We evaluate whether features extracted from the activation of a deep convolutional network trained in a fully supervised fashion on a large, fixed set of object recognition tasks can be repurposed to novel generic tasks. Our generic tasks may differ significantly from the originally trained tasks and there may be insufficient labeled or unlabeled data to conventionally train or adapt a deep architecture to the new tasks. We investigate and visualize the semantic clustering of deep convolutional features with respect to a variety of such tasks, including scene recognition, domain adaptation, and fine-grained recognition challenges. We compare the efficacy of relying on various network levels to define a fixed feature, and report novel results that significantly outperform the state-of-the-art on several important vision challenges. We are releasing DeCAF, an open-source implementation of these deep convolutional activation features, along with all associated network parameters to enable vision researchers to be able to conduct experimentation with deep representations across a range of visual concept learning paradigms.

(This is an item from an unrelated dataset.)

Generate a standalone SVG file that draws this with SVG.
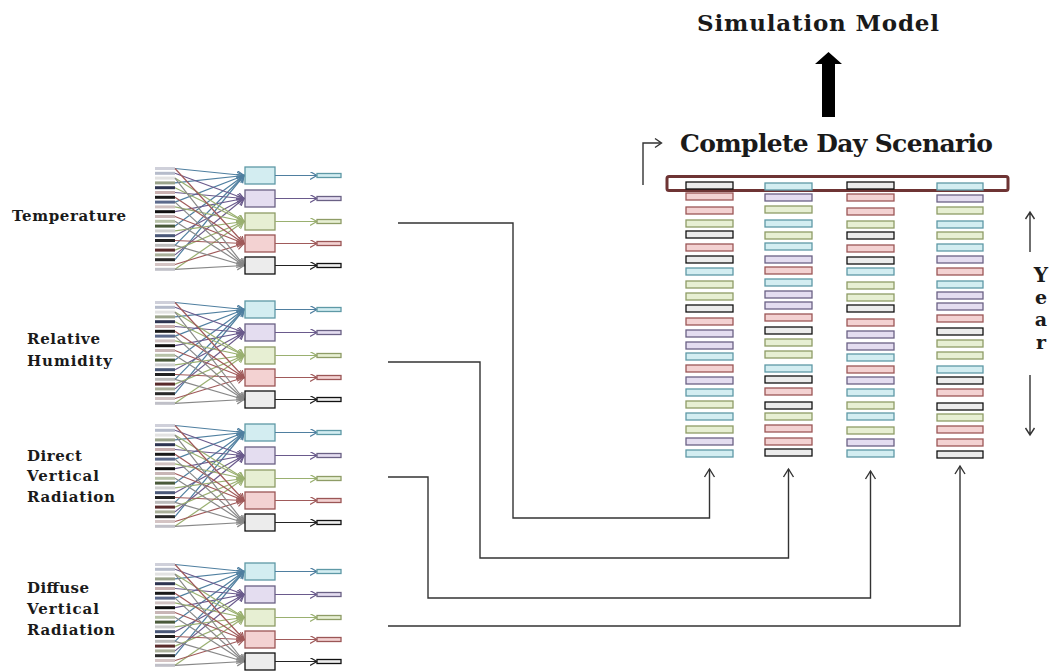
<svg xmlns="http://www.w3.org/2000/svg" xmlns:xlink="http://www.w3.org/1999/xlink" width="1051" height="671" viewBox="0 0 1051 671">
<style>
text{font-family:"DejaVu Serif","Liberation Serif",serif;font-weight:bold;fill:#1a1a1a}
.lbl{font-size:15px}
.c{fill:#d3edf1;stroke:#5e99a6;stroke-width:1.3}
.l{fill:#e4ddf0;stroke:#6a6185;stroke-width:1.3}
.g{fill:#e7efd3;stroke:#8e9c66;stroke-width:1.3}
.p{fill:#f3d2d2;stroke:#9b5656;stroke-width:1.3}
.w{fill:#ececec;stroke:#111;stroke-width:1.3}
.conn{fill:none;stroke:#333;stroke-width:1.4}
.ib{stroke:none}
</style>
<defs>
<marker id="mC" markerWidth="10" markerHeight="10" refX="7" refY="4" orient="auto" markerUnits="userSpaceOnUse"><path d="M0,0 L7,4 L0,8" fill="none" stroke="#4f7fa0" stroke-width="1.2"/></marker>
<marker id="mL" markerWidth="10" markerHeight="10" refX="7" refY="4" orient="auto" markerUnits="userSpaceOnUse"><path d="M0,0 L7,4 L0,8" fill="none" stroke="#6a5a8c" stroke-width="1.2"/></marker>
<marker id="mG" markerWidth="10" markerHeight="10" refX="7" refY="4" orient="auto" markerUnits="userSpaceOnUse"><path d="M0,0 L7,4 L0,8" fill="none" stroke="#9ab070" stroke-width="1.2"/></marker>
<marker id="mP" markerWidth="10" markerHeight="10" refX="7" refY="4" orient="auto" markerUnits="userSpaceOnUse"><path d="M0,0 L7,4 L0,8" fill="none" stroke="#a05a5a" stroke-width="1.2"/></marker>
<marker id="mW" markerWidth="10" markerHeight="10" refX="7" refY="4" orient="auto" markerUnits="userSpaceOnUse"><path d="M0,0 L7,4 L0,8" fill="none" stroke="#888" stroke-width="1.2"/></marker>
<marker id="mK" markerWidth="10" markerHeight="10" refX="7" refY="4" orient="auto" markerUnits="userSpaceOnUse"><path d="M0,0 L7,4 L0,8" fill="none" stroke="#222" stroke-width="1.2"/></marker>
<g id="net">
  <g class="ib">
    <rect x="0" y="0" width="20" height="3" fill="#cfd0da"/>
    <rect x="0" y="4.8" width="20" height="3" fill="#b6bccb"/>
    <rect x="0" y="9.6" width="20" height="3" fill="#e2e2e2"/>
    <rect x="0" y="14.4" width="20" height="3" fill="#9aa38a"/>
    <rect x="0" y="19.2" width="20" height="3" fill="#2e3552"/>
    <rect x="0" y="24" width="20" height="3" fill="#c9b0b0"/>
    <rect x="0" y="28.8" width="20" height="3" fill="#1a1a1a"/>
    <rect x="0" y="33.6" width="20" height="3" fill="#5c6a8c"/>
    <rect x="0" y="38.4" width="20" height="3" fill="#d0c2c2"/>
    <rect x="0" y="43.2" width="20" height="3" fill="#111"/>
    <rect x="0" y="48" width="20" height="3" fill="#c8b6b6"/>
    <rect x="0" y="52.8" width="20" height="3" fill="#b8c2a8"/>
    <rect x="0" y="57.6" width="20" height="3" fill="#4a5a3a"/>
    <rect x="0" y="62.4" width="20" height="3" fill="#cfcfcf"/>
    <rect x="0" y="67.2" width="20" height="3" fill="#4a5878"/>
    <rect x="0" y="72" width="20" height="3" fill="#222"/>
    <rect x="0" y="76.8" width="20" height="3" fill="#bcbcbc"/>
    <rect x="0" y="81.6" width="20" height="3" fill="#5a2c2c"/>
    <rect x="0" y="86.4" width="20" height="3" fill="#aab09a"/>
    <rect x="0" y="91.2" width="20" height="3" fill="#2a2a2a"/>
    <rect x="0" y="96" width="20" height="3" fill="#d4c4c4"/>
    <rect x="0" y="100.8" width="20" height="3" fill="#c0c0c8"/>
  </g>
  <g fill="none" stroke-width="1.2">
    <g stroke="#4f7fa0" marker-end="url(#mC)">
      <path d="M20,1.5 L89,8.5"/><path d="M20,15.9 L89,8.5"/><path d="M20,35.1 L89,8.5"/><path d="M20,59.1 L89,8.5"/><path d="M20,78.3 L89,8.5"/><path d="M20,92.7 L89,8.5"/>
    </g>
    <g stroke="#6a5a8c" marker-end="url(#mL)">
      <path d="M20,6.3 L89,31.5"/><path d="M20,25.5 L89,31.5"/><path d="M20,44.7 L89,31.5"/><path d="M20,68.7 L89,31.5"/><path d="M20,87.9 L89,31.5"/>
    </g>
    <g stroke="#9ab070" marker-end="url(#mG)">
      <path d="M20,11.1 L89,54.5"/><path d="M20,20.7 L89,54.5"/><path d="M20,39.9 L89,54.5"/><path d="M20,63.9 L89,54.5"/><path d="M20,83.1 L89,54.5"/><path d="M20,102.3 L89,54.5"/>
    </g>
    <g stroke="#a05a5a" marker-end="url(#mP)">
      <path d="M20,1.5 L89,76.5"/><path d="M20,30.3 L89,76.5"/><path d="M20,49.5 L89,76.5"/><path d="M20,73.5 L89,76.5"/><path d="M20,97.5 L89,76.5"/>
    </g>
    <g stroke="#888" marker-end="url(#mW)">
      <path d="M20,11.1 L89,98.5"/><path d="M20,35.1 L89,98.5"/><path d="M20,54.3 L89,98.5"/><path d="M20,78.3 L89,98.5"/><path d="M20,102.3 L89,98.5"/>
    </g>
  </g>
  <rect x="90" y="0" width="30" height="17" class="c"/>
  <rect x="90" y="23" width="30" height="17" class="l"/>
  <rect x="90" y="46" width="30" height="17" class="g"/>
  <rect x="90" y="68" width="30" height="17" class="p"/>
  <rect x="90" y="90" width="30" height="17" class="w"/>
  <g fill="none" stroke-width="1.2">
    <path d="M120,8.5 H162" stroke="#4f7fa0" marker-end="url(#mC)"/>
    <path d="M120,31.5 H162" stroke="#6a5a8c" marker-end="url(#mL)"/>
    <path d="M120,54.5 H162" stroke="#9ab070" marker-end="url(#mG)"/>
    <path d="M120,76.5 H162" stroke="#a05a5a" marker-end="url(#mP)"/>
    <path d="M120,98.5 H162" stroke="#222" marker-end="url(#mK)"/>
  </g>
  <rect x="162" y="6.5" width="24" height="4" class="c" stroke-width="1"/>
  <rect x="162" y="29.5" width="24" height="4" class="l" stroke-width="1"/>
  <rect x="162" y="52.5" width="24" height="4" class="g" stroke-width="1"/>
  <rect x="162" y="74.5" width="24" height="4" class="p" stroke-width="1"/>
  <rect x="162" y="96.5" width="24" height="4" class="w" stroke-width="1"/>
</g>
</defs>

<rect width="1051" height="671" fill="#fff"/>

<g id="title">
  <text x="697" y="31" font-size="23" textLength="242" lengthAdjust="spacing">Simulation Model</text>
  <path d="M822,117 V64 H815 L828.5,52 L842,64 H835 V117 Z" fill="#000"/>
</g>

<g id="complete-day">
  <text x="680" y="152" font-size="25" textLength="313" lengthAdjust="spacing">Complete Day Scenario</text>
  <path d="M643,185 V143 H661" class="conn" stroke-width="1.2"/>
  <path d="M655,138.5 L661.5,143 L655,147.5" class="conn" stroke-width="1.2"/>
  <rect x="667" y="176.5" width="341" height="14" rx="2" fill="none" stroke="#6e3434" stroke-width="3"/>
</g>

<g id="year">
  <path d="M1030,252 V212 M1025.5,219 L1030,212 L1034.5,219" class="conn" stroke-width="1.2"/>
  <text x="1041" y="282" font-size="20" text-anchor="middle">Y</text>
  <text x="1041" y="304" font-size="19" text-anchor="middle">e</text>
  <text x="1041" y="326" font-size="19" text-anchor="middle">a</text>
  <text x="1041" y="349" font-size="19" text-anchor="middle">r</text>
  <path d="M1030,375 V435 M1025.5,428 L1030,435 L1034.5,428" class="conn" stroke-width="1.2"/>
</g>

<g id="temperature">
  <text class="lbl" x="12" y="221" textLength="114" lengthAdjust="spacing">Temperature</text>
  <use xlink:href="#net" href="#net" x="155" y="167"/>
</g>
<g id="relative-humidity">
  <text class="lbl" x="27" y="344" textLength="73" lengthAdjust="spacing">Relative</text>
  <text class="lbl" x="27" y="366" textLength="85" lengthAdjust="spacing">Humidity</text>
  <use xlink:href="#net" href="#net" x="155" y="301"/>
</g>
<g id="direct-vertical-radiation">
  <text class="lbl" x="27" y="461" textLength="55" lengthAdjust="spacing">Direct</text>
  <text class="lbl" x="27" y="481" textLength="72" lengthAdjust="spacing">Vertical</text>
  <text class="lbl" x="27" y="502" textLength="88" lengthAdjust="spacing">Radiation</text>
  <use xlink:href="#net" href="#net" x="155" y="424"/>
</g>
<g id="diffuse-vertical-radiation">
  <text class="lbl" x="27" y="593" textLength="62" lengthAdjust="spacing">Diffuse</text>
  <text class="lbl" x="27" y="614" textLength="72" lengthAdjust="spacing">Vertical</text>
  <text class="lbl" x="27" y="635" textLength="88" lengthAdjust="spacing">Radiation</text>
  <use xlink:href="#net" href="#net" x="155" y="563"/>
</g>

<g id="col1">
  <rect x="686" y="182" width="47" height="7" class="w"/>
  <rect x="686" y="193" width="47" height="7" class="p"/>
  <rect x="686" y="207" width="47" height="7" class="p"/>
  <rect x="686" y="220" width="47" height="7" class="g"/>
  <rect x="686" y="231" width="47" height="7" class="w"/>
  <rect x="686" y="244" width="47" height="7" class="p"/>
  <rect x="686" y="256" width="47" height="7" class="w"/>
  <rect x="686" y="268" width="47" height="7" class="c"/>
  <rect x="686" y="281" width="47" height="7" class="g"/>
  <rect x="686" y="293" width="47" height="7" class="g"/>
  <rect x="686" y="305" width="47" height="7" class="w"/>
  <rect x="686" y="318" width="47" height="7" class="p"/>
  <rect x="686" y="330" width="47" height="7" class="l"/>
  <rect x="686" y="342" width="47" height="7" class="l"/>
  <rect x="686" y="353" width="47" height="7" class="c"/>
  <rect x="686" y="365" width="47" height="7" class="p"/>
  <rect x="686" y="377" width="47" height="7" class="l"/>
  <rect x="686" y="389" width="47" height="7" class="c"/>
  <rect x="686" y="401" width="47" height="7" class="g"/>
  <rect x="686" y="413" width="47" height="7" class="c"/>
  <rect x="686" y="426" width="47" height="7" class="g"/>
  <rect x="686" y="438" width="47" height="7" class="l"/>
  <rect x="686" y="450" width="47" height="7" class="c"/>
</g>
<g id="col2">
  <rect x="765" y="183" width="47" height="7" class="c"/>
  <rect x="765" y="194" width="47" height="7" class="l"/>
  <rect x="765" y="206" width="47" height="7" class="g"/>
  <rect x="765" y="220" width="47" height="7" class="c"/>
  <rect x="765" y="232" width="47" height="7" class="g"/>
  <rect x="765" y="243" width="47" height="7" class="c"/>
  <rect x="765" y="256" width="47" height="7" class="l"/>
  <rect x="765" y="267" width="47" height="7" class="p"/>
  <rect x="765" y="279" width="47" height="7" class="c"/>
  <rect x="765" y="291" width="47" height="7" class="l"/>
  <rect x="765" y="302" width="47" height="7" class="l"/>
  <rect x="765" y="314" width="47" height="7" class="p"/>
  <rect x="765" y="327" width="47" height="7" class="w"/>
  <rect x="765" y="339" width="47" height="7" class="g"/>
  <rect x="765" y="351" width="47" height="7" class="g"/>
  <rect x="765" y="365" width="47" height="7" class="c"/>
  <rect x="765" y="376" width="47" height="7" class="w"/>
  <rect x="765" y="388" width="47" height="7" class="p"/>
  <rect x="765" y="402" width="47" height="7" class="w"/>
  <rect x="765" y="413" width="47" height="7" class="g"/>
  <rect x="765" y="425" width="47" height="7" class="p"/>
  <rect x="765" y="438" width="47" height="7" class="p"/>
  <rect x="765" y="449" width="47" height="7" class="w"/>
</g>
<g id="col3">
  <rect x="847" y="182" width="47" height="7" class="w"/>
  <rect x="847" y="194" width="47" height="7" class="p"/>
  <rect x="847" y="208" width="47" height="7" class="p"/>
  <rect x="847" y="221" width="47" height="7" class="g"/>
  <rect x="847" y="232" width="47" height="7" class="w"/>
  <rect x="847" y="245" width="47" height="7" class="p"/>
  <rect x="847" y="257" width="47" height="7" class="w"/>
  <rect x="847" y="268" width="47" height="7" class="c"/>
  <rect x="847" y="282" width="47" height="7" class="g"/>
  <rect x="847" y="294" width="47" height="7" class="g"/>
  <rect x="847" y="305" width="47" height="7" class="w"/>
  <rect x="847" y="319" width="47" height="7" class="p"/>
  <rect x="847" y="331" width="47" height="7" class="l"/>
  <rect x="847" y="343" width="47" height="7" class="l"/>
  <rect x="847" y="354" width="47" height="7" class="c"/>
  <rect x="847" y="366" width="47" height="7" class="p"/>
  <rect x="847" y="377" width="47" height="7" class="l"/>
  <rect x="847" y="389" width="47" height="7" class="c"/>
  <rect x="847" y="402" width="47" height="7" class="g"/>
  <rect x="847" y="413" width="47" height="7" class="c"/>
  <rect x="847" y="427" width="47" height="7" class="g"/>
  <rect x="847" y="439" width="47" height="7" class="l"/>
  <rect x="847" y="450" width="47" height="7" class="c"/>
</g>
<g id="col4">
  <rect x="937" y="183" width="46" height="7" class="c"/>
  <rect x="937" y="195" width="46" height="7" class="l"/>
  <rect x="937" y="207" width="46" height="7" class="g"/>
  <rect x="937" y="221" width="46" height="7" class="c"/>
  <rect x="937" y="232" width="46" height="7" class="g"/>
  <rect x="937" y="244" width="46" height="7" class="c"/>
  <rect x="937" y="256" width="46" height="7" class="l"/>
  <rect x="937" y="268" width="46" height="7" class="p"/>
  <rect x="937" y="281" width="46" height="7" class="c"/>
  <rect x="937" y="292" width="46" height="7" class="l"/>
  <rect x="937" y="303" width="46" height="7" class="l"/>
  <rect x="937" y="315" width="46" height="7" class="p"/>
  <rect x="937" y="328" width="46" height="7" class="w"/>
  <rect x="937" y="340" width="46" height="7" class="g"/>
  <rect x="937" y="352" width="46" height="7" class="g"/>
  <rect x="937" y="366" width="46" height="7" class="c"/>
  <rect x="937" y="377" width="46" height="7" class="w"/>
  <rect x="937" y="389" width="46" height="7" class="p"/>
  <rect x="937" y="403" width="46" height="7" class="w"/>
  <rect x="937" y="414" width="46" height="7" class="g"/>
  <rect x="937" y="426" width="46" height="7" class="p"/>
  <rect x="937" y="439" width="46" height="7" class="p"/>
  <rect x="937" y="451" width="46" height="7" class="w"/>
</g>

<g id="connectors" class="conn">
  <path d="M398,223 H513 V518 H709.5 V469"/>
  <path d="M388,362 H480 V558 H788.5 V469"/>
  <path d="M388,477 H428 V598 H870.5 V471"/>
  <path d="M388,626 H960 V466"/>
  <path d="M704.5,477 L709.5,469 L714.5,477"/>
  <path d="M783.5,477 L788.5,469 L793.5,477"/>
  <path d="M865.5,479 L870.5,471 L875.5,479"/>
  <path d="M955,474 L960,466 L965,474"/>
</g>
</svg>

- With limited training data, however, fully-supervised deep architectures will generally dramatically overfit the training data.
- In this paper we investigate semi-supervised multi-task learning of deep convolutional representations, where representations are learned on a set of related problems but applied to new tasks which have too few training examples to learn a full deep representation.
- Our model can either be considered as a deep architecture for transfer learning based on a supervised pre-training phase, or simply as a new visual feature DeCAF defined by the convolutional network weights learned on a set of pre-defined object recognition tasks.
2. Related work
- Deep convolutional networks in computer vision
- Learning from related tasks
- Transfer learning across tasks using deep representations
3. Deep Convolutional Activation Features
In our approach, a deep convolutional model is first trained in a fully supervised setting using a state-of-the-art method Krizhevsky et al. (2012). We then extract various features from this network, and evaluate the efficacy of these features on generic vision tasks.
3.1 An Open-source Convolutional Model
- We chose this model due to its performance on a difficult 1000-way classification task, hypothesizing that the activations of the neurons in its late hidden layers might serve as very strong features for a variety of object recognition tasks.
- we closely followed with the exception of two small differences in the input data. First, we ignore the image’s original aspect ratio and warp it to 256 x 256, rather than resizing and cropping to preserve the proportions. Secondly, we did not perform the data augmentation trick of adding random multiples of the principle components of the RGB pixel values throughout the dataset, proposed as a way of capturing invariance to changes in illumination and color.
3.2 Feature Generalization and Visualization
- We visualize features in the following way: we run the t-SNE algorithm to find a 2-dimensional embedding of the high-dimensional feature space, and plot them as points colored depending on their semantic category in a particular hierarchy.
- Figure 1 is compatible with common deep learning knowledge that the first layers learn “low-level” features, whereas the latter layers learn semantic or “highlevel” features. Furthermore, other features such as GIST or LLC fail to capture the semantic difference in the image.
3.3 Time Analysis
- We observe that the convolution and fully-connected layers take most of the time to run, which is understandable as they involve large matrix-matrix multiplications.
- We chose not to evaluate features from any earlier in the network, as the earlier convolutional layers are unlikely to contain a richer semantic representation than the later features which form higher-level hypotheses from the low to mid-level local information in the activations of the convolutional layers.
4.1 Object recognition
- Our one-shot learning results (e.g., 33.0% for SVM) suggest that with sufficiently strong representations like DeCAF, useful models of visual categories can often be learned from just a single positive example.